What we see on the screen is Demi and Patrick leaning in for a passionate kiss. But I couldn’t get past the set up - the medium is still there, Demi’s not really with Patrick -

“She’s gonna ‘make’ Whoopi!”

It got a laugh.

Oh good, I can get this one in first.
Ryan O’Neal starred in Love Story, whose iconic line was “love is never having to say you’re sorry.” After this he starred in What’s Up Doc? with Barbra Streisand. At the end she says to him
“Love is never having to say you’re sorry”
and he responds
“That’s the stupidest thing I ever heard.”

I just thought of one of the most impressive putdowns I have seen in quite a while. Last night. Oscars. Ben Stiller. Cracked up everybody with access to the show.

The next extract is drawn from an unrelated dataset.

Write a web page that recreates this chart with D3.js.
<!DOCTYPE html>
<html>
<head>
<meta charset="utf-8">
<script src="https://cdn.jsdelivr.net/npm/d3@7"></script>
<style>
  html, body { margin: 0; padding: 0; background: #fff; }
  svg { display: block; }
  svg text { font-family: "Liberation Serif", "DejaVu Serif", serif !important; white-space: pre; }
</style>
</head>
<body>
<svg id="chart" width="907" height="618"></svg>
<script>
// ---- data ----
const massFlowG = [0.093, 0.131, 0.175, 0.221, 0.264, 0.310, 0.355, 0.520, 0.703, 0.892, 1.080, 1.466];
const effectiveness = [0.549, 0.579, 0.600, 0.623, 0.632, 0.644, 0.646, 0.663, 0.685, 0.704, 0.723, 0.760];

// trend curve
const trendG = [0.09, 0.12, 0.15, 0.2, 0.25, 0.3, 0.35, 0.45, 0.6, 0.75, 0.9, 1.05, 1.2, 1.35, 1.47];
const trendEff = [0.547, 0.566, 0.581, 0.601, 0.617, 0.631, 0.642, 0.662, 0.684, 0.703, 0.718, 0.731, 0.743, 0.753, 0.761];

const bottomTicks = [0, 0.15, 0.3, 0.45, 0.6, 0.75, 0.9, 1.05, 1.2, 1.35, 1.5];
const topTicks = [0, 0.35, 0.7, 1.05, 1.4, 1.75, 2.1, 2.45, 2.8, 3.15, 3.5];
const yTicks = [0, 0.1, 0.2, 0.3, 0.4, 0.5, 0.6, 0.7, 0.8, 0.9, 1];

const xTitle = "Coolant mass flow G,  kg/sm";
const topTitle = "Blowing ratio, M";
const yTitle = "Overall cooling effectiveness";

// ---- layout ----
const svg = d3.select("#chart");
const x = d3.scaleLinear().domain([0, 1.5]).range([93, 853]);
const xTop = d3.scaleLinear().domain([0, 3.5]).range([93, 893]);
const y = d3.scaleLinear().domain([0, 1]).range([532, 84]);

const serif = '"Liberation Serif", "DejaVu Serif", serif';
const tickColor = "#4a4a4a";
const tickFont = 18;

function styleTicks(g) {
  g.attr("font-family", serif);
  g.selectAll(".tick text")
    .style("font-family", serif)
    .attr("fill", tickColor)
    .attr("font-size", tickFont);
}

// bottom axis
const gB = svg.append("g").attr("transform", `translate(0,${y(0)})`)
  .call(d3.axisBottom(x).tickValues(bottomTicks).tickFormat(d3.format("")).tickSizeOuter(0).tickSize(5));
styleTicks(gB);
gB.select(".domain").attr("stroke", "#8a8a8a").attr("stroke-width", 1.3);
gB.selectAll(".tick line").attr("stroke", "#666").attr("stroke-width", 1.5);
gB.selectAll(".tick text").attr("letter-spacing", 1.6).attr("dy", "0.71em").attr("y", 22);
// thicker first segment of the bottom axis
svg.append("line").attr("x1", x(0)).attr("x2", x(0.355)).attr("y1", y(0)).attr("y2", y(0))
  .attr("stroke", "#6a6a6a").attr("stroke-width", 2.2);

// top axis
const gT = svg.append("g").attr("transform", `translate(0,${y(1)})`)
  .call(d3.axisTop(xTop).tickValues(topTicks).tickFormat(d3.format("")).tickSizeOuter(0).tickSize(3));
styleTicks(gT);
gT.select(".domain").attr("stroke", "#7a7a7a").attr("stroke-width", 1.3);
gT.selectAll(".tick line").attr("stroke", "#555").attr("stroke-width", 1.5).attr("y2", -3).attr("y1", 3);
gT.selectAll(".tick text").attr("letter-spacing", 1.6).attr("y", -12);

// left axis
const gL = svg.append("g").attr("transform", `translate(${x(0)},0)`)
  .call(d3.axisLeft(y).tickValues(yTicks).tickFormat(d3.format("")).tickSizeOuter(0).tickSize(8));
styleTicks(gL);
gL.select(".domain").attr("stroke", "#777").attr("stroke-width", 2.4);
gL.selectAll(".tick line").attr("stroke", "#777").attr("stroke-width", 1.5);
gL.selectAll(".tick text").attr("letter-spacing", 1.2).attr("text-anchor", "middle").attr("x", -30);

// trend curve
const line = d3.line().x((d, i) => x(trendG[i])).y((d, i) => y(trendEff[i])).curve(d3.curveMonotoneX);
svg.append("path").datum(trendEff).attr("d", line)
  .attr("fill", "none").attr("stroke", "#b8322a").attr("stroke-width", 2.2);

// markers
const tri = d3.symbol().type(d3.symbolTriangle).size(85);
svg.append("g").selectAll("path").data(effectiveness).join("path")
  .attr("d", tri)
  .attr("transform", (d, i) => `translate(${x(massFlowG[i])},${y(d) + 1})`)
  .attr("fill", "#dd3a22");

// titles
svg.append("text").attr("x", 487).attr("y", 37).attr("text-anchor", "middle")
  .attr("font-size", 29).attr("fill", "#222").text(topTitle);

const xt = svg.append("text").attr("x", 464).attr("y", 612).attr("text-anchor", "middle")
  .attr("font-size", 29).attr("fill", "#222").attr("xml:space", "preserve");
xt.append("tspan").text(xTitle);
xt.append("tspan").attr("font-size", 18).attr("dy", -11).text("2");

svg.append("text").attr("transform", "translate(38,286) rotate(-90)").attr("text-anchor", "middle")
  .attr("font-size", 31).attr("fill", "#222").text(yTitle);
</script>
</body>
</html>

My appreciation of Stiller has moved up a notch higher than after he had done an episode of Extras.

Oddly enough, I had a similar lifting of my opinion of Kate Winslet after her bit with Extras, not that I didn’t already appreciate her. She just kicked it up a notch there.

A friend of mine told me this story about when he and his friends (in high school) went to see Star Trek II: The Wrath of Khan.

Khan’s followers have just put Ceti Eels into the ears of Chekov and Terrell. Khan stands glowering over them, as their screams abruptly cease. In that quiet moment, my friend’s friend shouted out, in a reasonable Ricardo Montalban accent: “Now you will buy Cordoba!”

In high school, some of my friends and I ended up watching Spaceballs because an unenlightened few had never seen it before. About halfway through, the dumb humor is starting to wear on us (especially obnoxious Mel Brooks and his obnoxious Yogurt) and a few of us are getting distracted, until the part when a statue gets dropped on John Candy’s foot, leaving him with a clown-sized, pancake-like, utterly fake injury.

Deadpan, and with all the earnestness of a child who has just discovered physical comedy, one friend pronounced, “It’s funny because it’s flat!”

(You probably had to be there.) We all utterly lost it for a while, soon the movie got to another good bit with Dark Helmet in it, and Spaceballs was saved.

I dunno how iconic it is, but I was sitting next to a buddy when the trailer for The Last Samurai came on and cracked him up by saying “Finally Cruise gets to be the tallest guy in the movie.”

My husband and I were watching one of a gazillion productions of A Christmas Carol on TV - the actual story, tho, not the hokey sit-com take-offs. It came to the dramatic scene after the third ghost shows Scrooge what’s in store, and ol’ Ebeneezer wakes up weeping beside his bed. The actor was really getting into the role, and I just had to intone: “I do believe in spooks. I do believe in spooks. I do, I do…”

It was one of my prouder moments.

At the end of The Two Towers, during Sam & Frodo’s heartfelt conversation ending with Frodo saying, “I’m glad you’re with me, Sam,” I said: “Oh, just kiss him already!” Everyone laughed.

The biggest inappropriate laugh I remember was during Ghost, when Demi Moore was tearfully recounting all the things that faux psychic Whoopie Goldberg knew about Sam: “She knew about the songs we sang, and she knew about the green underwear…” Suddenly, a toddler’s voice mimicked: “Green underwear!”

(Heh. Guess you had to be there.)

A long, long time ago when Easy Rider was the all-time countercultural masterpiece, at the scene where Dennis Hopper takes off his watch and flips it to the side of the road, a woman in the audience said “Oh, how blatant!”

The scene was trashed much more pithily when Albert brooks parodied it in Lost in America.